[start of Source excerpt]

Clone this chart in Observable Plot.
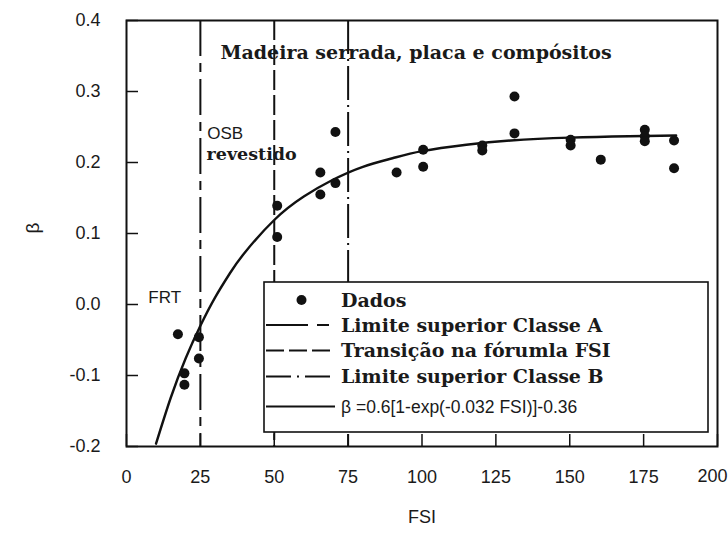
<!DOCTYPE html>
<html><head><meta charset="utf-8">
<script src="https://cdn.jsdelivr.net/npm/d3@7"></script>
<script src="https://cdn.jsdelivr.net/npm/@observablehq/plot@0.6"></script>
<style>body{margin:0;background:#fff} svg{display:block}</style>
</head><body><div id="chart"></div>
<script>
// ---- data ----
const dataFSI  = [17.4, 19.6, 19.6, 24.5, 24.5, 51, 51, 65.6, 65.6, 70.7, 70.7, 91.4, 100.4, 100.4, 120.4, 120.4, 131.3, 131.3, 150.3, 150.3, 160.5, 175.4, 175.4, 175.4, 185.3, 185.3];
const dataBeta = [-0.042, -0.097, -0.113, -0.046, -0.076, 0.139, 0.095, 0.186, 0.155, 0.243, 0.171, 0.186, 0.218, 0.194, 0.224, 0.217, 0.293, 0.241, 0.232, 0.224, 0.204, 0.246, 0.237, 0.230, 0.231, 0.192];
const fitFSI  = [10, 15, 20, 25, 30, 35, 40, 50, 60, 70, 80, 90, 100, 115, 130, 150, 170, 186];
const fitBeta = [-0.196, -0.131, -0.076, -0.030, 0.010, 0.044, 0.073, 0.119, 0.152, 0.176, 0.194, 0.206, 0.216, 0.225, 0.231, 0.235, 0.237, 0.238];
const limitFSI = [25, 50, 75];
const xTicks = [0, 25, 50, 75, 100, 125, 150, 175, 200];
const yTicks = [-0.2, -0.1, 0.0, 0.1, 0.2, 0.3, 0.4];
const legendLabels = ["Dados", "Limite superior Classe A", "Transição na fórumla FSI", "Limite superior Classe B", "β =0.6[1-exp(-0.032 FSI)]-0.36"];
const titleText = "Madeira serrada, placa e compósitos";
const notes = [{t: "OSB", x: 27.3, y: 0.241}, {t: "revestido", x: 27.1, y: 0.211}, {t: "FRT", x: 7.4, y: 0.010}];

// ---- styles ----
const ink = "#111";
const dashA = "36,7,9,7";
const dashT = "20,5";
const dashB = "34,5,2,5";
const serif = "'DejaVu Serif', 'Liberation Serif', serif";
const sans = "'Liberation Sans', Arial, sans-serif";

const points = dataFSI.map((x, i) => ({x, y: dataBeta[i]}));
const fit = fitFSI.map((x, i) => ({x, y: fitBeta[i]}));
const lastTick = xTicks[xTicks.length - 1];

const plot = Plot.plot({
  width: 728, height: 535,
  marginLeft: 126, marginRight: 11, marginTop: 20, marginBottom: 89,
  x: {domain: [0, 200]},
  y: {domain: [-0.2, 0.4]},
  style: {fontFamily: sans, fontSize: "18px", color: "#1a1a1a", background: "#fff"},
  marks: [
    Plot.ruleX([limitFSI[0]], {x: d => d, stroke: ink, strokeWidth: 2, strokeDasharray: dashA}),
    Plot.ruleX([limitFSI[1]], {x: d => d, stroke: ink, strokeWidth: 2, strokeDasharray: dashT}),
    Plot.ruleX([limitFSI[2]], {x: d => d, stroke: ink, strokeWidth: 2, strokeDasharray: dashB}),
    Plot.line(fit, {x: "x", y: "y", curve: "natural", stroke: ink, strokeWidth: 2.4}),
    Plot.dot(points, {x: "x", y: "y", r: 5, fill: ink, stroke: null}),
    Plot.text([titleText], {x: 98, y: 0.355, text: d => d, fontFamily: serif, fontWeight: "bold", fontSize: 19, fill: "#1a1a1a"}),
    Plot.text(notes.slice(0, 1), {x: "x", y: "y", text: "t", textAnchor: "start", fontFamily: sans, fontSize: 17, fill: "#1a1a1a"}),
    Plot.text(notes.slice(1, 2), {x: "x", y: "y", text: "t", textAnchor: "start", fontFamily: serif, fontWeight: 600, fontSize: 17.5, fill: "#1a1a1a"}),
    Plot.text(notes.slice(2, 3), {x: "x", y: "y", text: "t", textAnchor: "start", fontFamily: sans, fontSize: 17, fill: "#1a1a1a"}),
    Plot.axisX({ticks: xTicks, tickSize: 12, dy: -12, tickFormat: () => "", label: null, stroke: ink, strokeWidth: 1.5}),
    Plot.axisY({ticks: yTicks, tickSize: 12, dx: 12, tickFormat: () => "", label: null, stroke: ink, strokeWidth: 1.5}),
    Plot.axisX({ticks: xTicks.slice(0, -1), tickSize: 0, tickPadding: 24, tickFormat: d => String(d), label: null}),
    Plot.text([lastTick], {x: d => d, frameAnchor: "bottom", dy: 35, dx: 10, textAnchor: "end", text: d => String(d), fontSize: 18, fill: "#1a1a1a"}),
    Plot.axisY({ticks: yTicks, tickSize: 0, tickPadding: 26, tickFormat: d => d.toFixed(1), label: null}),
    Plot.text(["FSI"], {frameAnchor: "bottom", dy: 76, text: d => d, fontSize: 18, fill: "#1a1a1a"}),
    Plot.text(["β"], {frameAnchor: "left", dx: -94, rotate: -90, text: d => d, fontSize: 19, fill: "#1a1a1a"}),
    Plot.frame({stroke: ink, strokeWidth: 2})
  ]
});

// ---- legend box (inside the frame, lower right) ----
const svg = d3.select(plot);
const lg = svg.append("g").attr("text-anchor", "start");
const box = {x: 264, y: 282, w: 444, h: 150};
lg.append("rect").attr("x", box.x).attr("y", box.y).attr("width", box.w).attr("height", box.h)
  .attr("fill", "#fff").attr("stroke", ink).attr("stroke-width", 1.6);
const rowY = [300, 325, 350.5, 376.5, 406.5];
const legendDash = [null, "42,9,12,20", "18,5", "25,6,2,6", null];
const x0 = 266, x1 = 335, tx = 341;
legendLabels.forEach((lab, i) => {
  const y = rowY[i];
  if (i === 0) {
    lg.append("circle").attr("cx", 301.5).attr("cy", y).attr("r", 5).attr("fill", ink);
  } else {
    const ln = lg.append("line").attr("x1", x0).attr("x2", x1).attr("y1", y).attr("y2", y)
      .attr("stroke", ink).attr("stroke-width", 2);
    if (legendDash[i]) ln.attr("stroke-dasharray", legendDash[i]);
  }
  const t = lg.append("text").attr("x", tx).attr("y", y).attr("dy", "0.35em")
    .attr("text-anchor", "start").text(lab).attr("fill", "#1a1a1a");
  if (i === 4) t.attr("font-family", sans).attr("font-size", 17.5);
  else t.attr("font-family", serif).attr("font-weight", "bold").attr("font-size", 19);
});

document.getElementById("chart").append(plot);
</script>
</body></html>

[end of Source excerpt]

§ Requirement: Print out the lines exactly, skipping any picture.

§ Correct output:
Clone this chart in Observable Plot.
<!DOCTYPE html>
<html><head><meta charset="utf-8">
<script src="https://cdn.jsdelivr.net/npm/d3@7"></script>
<script src="https://cdn.jsdelivr.net/npm/@observablehq/plot@0.6"></script>
<style>body{margin:0;background:#fff} svg{display:block}</style>
</head><body><div id="chart"></div>
<script>
// ---- data ----
const dataFSI  = [17.4, 19.6, 19.6, 24.5, 24.5, 51, 51, 65.6, 65.6, 70.7, 70.7, 91.4, 100.4, 100.4, 120.4, 120.4, 131.3, 131.3, 150.3, 150.3, 160.5, 175.4, 175.4, 175.4, 185.3, 185.3];
const dataBeta = [-0.042, -0.097, -0.113, -0.046, -0.076, 0.139, 0.095, 0.186, 0.155, 0.243, 0.171, 0.186, 0.218, 0.194, 0.224, 0.217, 0.293, 0.241, 0.232, 0.224, 0.204, 0.246, 0.237, 0.230, 0.231, 0.192];
const fitFSI  = [10, 15, 20, 25, 30, 35, 40, 50, 60, 70, 80, 90, 100, 115, 130, 150, 170, 186];
const fitBeta = [-0.196, -0.131, -0.076, -0.030, 0.010, 0.044, 0.073, 0.119, 0.152, 0.176, 0.194, 0.206, 0.216, 0.225, 0.231, 0.235, 0.237, 0.238];
const limitFSI = [25, 50, 75];
const xTicks = [0, 25, 50, 75, 100, 125, 150, 175, 200];
const yTicks = [-0.2, -0.1, 0.0, 0.1, 0.2, 0.3, 0.4];
const legendLabels = ["Dados", "Limite superior Classe A", "Transição na fórumla FSI", "Limite superior Classe B", "β =0.6[1-exp(-0.032 FSI)]-0.36"];
const titleText = "Madeira serrada, placa e compósitos";
const notes = [{t: "OSB", x: 27.3, y: 0.241}, {t: "revestido", x: 27.1, y: 0.211}, {t: "FRT", x: 7.4, y: 0.010}];

// ---- styles ----
const ink = "#111";
const dashA = "36,7,9,7";
const dashT = "20,5";
const dashB = "34,5,2,5";
const serif = "'DejaVu Serif', 'Liberation Serif', serif";
const sans = "'Liberation Sans', Arial, sans-serif";

const points = dataFSI.map((x, i) => ({x, y: dataBeta[i]}));
const fit = fitFSI.map((x, i) => ({x, y: fitBeta[i]}));
const lastTick = xTicks[xTicks.length - 1];

const plot = Plot.plot({
  width: 728, height: 535,
  marginLeft: 126, marginRight: 11, marginTop: 20, marginBottom: 89,
  x: {domain: [0, 200]},
  y: {domain: [-0.2, 0.4]},
  style: {fontFamily: sans, fontSize: "18px", color: "#1a1a1a", background: "#fff"},
  marks: [
    Plot.ruleX([limitFSI[0]], {x: d => d, stroke: ink, strokeWidth: 2, strokeDasharray: dashA}),
    Plot.ruleX([limitFSI[1]], {x: d => d, stroke: ink, strokeWidth: 2, strokeDasharray: dashT}),
    Plot.ruleX([limitFSI[2]], {x: d => d, stroke: ink, strokeWidth: 2, strokeDasharray: dashB}),
    Plot.line(fit, {x: "x", y: "y", curve: "natural", stroke: ink, strokeWidth: 2.4}),
    Plot.dot(points, {x: "x", y: "y", r: 5, fill: ink, stroke: null}),
    Plot.text([titleText], {x: 98, y: 0.355, text: d => d, fontFamily: serif, fontWeight: "bold", fontSize: 19, fill: "#1a1a1a"}),
    Plot.text(notes.slice(0, 1), {x: "x", y: "y", text: "t", textAnchor: "start", fontFamily: sans, fontSize: 17, fill: "#1a1a1a"}),
    Plot.text(notes.slice(1, 2), {x: "x", y: "y", text: "t", textAnchor: "start", fontFamily: serif, fontWeight: 600, fontSize: 17.5, fill: "#1a1a1a"}),
    Plot.text(notes.slice(2, 3), {x: "x", y: "y", text: "t", textAnchor: "start", fontFamily: sans, fontSize: 17, fill: "#1a1a1a"}),
    Plot.axisX({ticks: xTicks, tickSize: 12, dy: -12, tickFormat: () => "", label: null, stroke: ink, strokeWidth: 1.5}),
    Plot.axisY({ticks: yTicks, tickSize: 12, dx: 12, tickFormat: () => "", label: null, stroke: ink, strokeWidth: 1.5}),
    Plot.axisX({ticks: xTicks.slice(0, -1), tickSize: 0, tickPadding: 24, tickFormat: d => String(d), label: null}),
    Plot.text([lastTick], {x: d => d, frameAnchor: "bottom", dy: 35, dx: 10, textAnchor: "end", text: d => String(d), fontSize: 18, fill: "#1a1a1a"}),
    Plot.axisY({ticks: yTicks, tickSize: 0, tickPadding: 26, tickFormat: d => d.toFixed(1), label: null}),
    Plot.text(["FSI"], {frameAnchor: "bottom", dy: 76, text: d => d, fontSize: 18, fill: "#1a1a1a"}),
    Plot.text(["β"], {frameAnchor: "left", dx: -94, rotate: -90, text: d => d, fontSize: 19, fill: "#1a1a1a"}),
    Plot.frame({stroke: ink, strokeWidth: 2})
  ]
});

// ---- legend box (inside the frame, lower right) ----
const svg = d3.select(plot);
const lg = svg.append("g").attr("text-anchor", "start");
const box = {x: 264, y: 282, w: 444, h: 150};
lg.append("rect").attr("x", box.x).attr("y", box.y).attr("width", box.w).attr("height", box.h)
  .attr("fill", "#fff").attr("stroke", ink).attr("stroke-width", 1.6);
const rowY = [300, 325, 350.5, 376.5, 406.5];
const legendDash = [null, "42,9,12,20", "18,5", "25,6,2,6", null];
const x0 = 266, x1 = 335, tx = 341;
legendLabels.forEach((lab, i) => {
  const y = rowY[i];
  if (i === 0) {
    lg.append("circle").attr("cx", 301.5).attr("cy", y).attr("r", 5).attr("fill", ink);
  } else {
    const ln = lg.append("line").attr("x1", x0).attr("x2", x1).attr("y1", y).attr("y2", y)
      .attr("stroke", ink).attr("stroke-width", 2);
    if (legendDash[i]) ln.attr("stroke-dasharray", legendDash[i]);
  }
  const t = lg.append("text").attr("x", tx).attr("y", y).attr("dy", "0.35em")
    .attr("text-anchor", "start").text(lab).attr("fill", "#1a1a1a");
  if (i === 4) t.attr("font-family", sans).attr("font-size", 17.5);
  else t.attr("font-family", serif).attr("font-weight", "bold").attr("font-size", 19);
});

document.getElementById("chart").append(plot);
</script>
</body></html>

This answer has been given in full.